In practice, the examiners don't have the time, or in many cases the verbal skills, to do what little KSR requires of them; articulate a reason why it would have been obvious to connect/combine the teachings of the multiple references they are citing against the claims of an application.

I agree that many of the other 7 patents are pretty lame. The long file name claims are also a bit lame....we developed an operating system that can't deal with reasonable file names and we've come up with the band-aid where we associate a short name with a long name, the user uses the long name and the operating system uses the short name....still....they did come up with it, so its theirs..shrug...pay 'em their quarter

February 28, 2009 2:34:00 AM PST  
Blogger Anthony Fejes said...

Of course the KSR case was about break pedals - but the decision was mainly about obviousness. If you have two well developed items, sticking them together is no longer a defensible patent, unless it does something non-obvious.

In this case, one of the patents clearly appears to be Microsoft putting together a generic computer and a generic car... and making... well... a car and a computer.

At any rate, no one doubts that the patent office is overworked, and that crappy patents have gotten through.
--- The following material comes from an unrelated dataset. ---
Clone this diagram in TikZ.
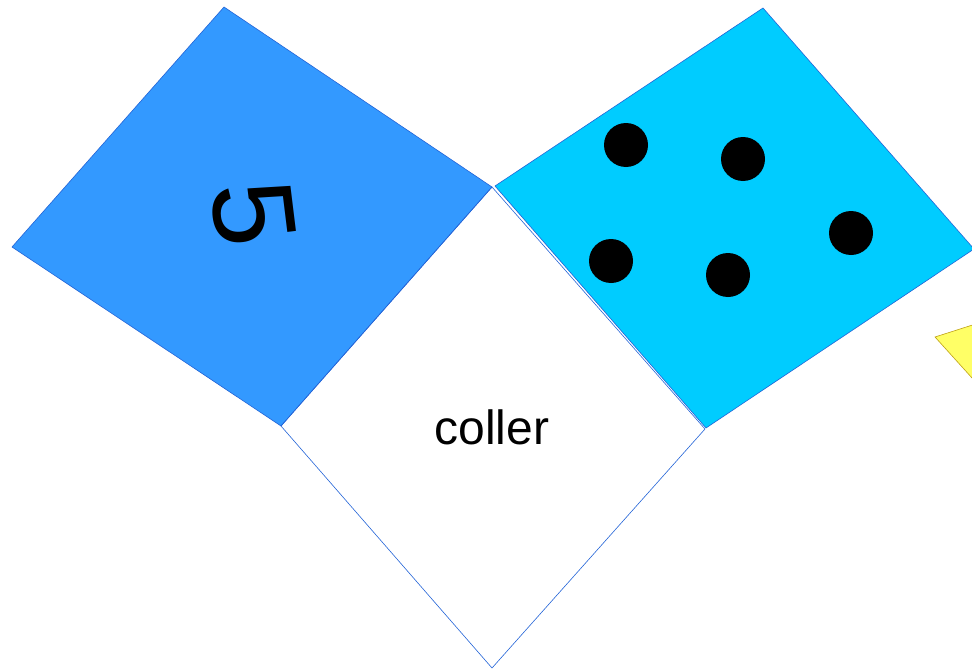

In fact, I've long heard the paradigm that a US patent isn't necessarily enforceable until a court decides it as such.

Which leads me back to my theory that this really is Microsoft's way of testing the strength of it's patents.

Alas, to rebut your last point, Microsoft came up with an OS that could only handle short filenames, OS/2 came up with a way around it, and microsft patented it 4 years later. If the court decides that the evidence isn't in favour of the prior art, that the patent isn't too obvious, or that the patent clerks weren't just overworked and let a bad one through, THEN (and only then) is it time to pay up.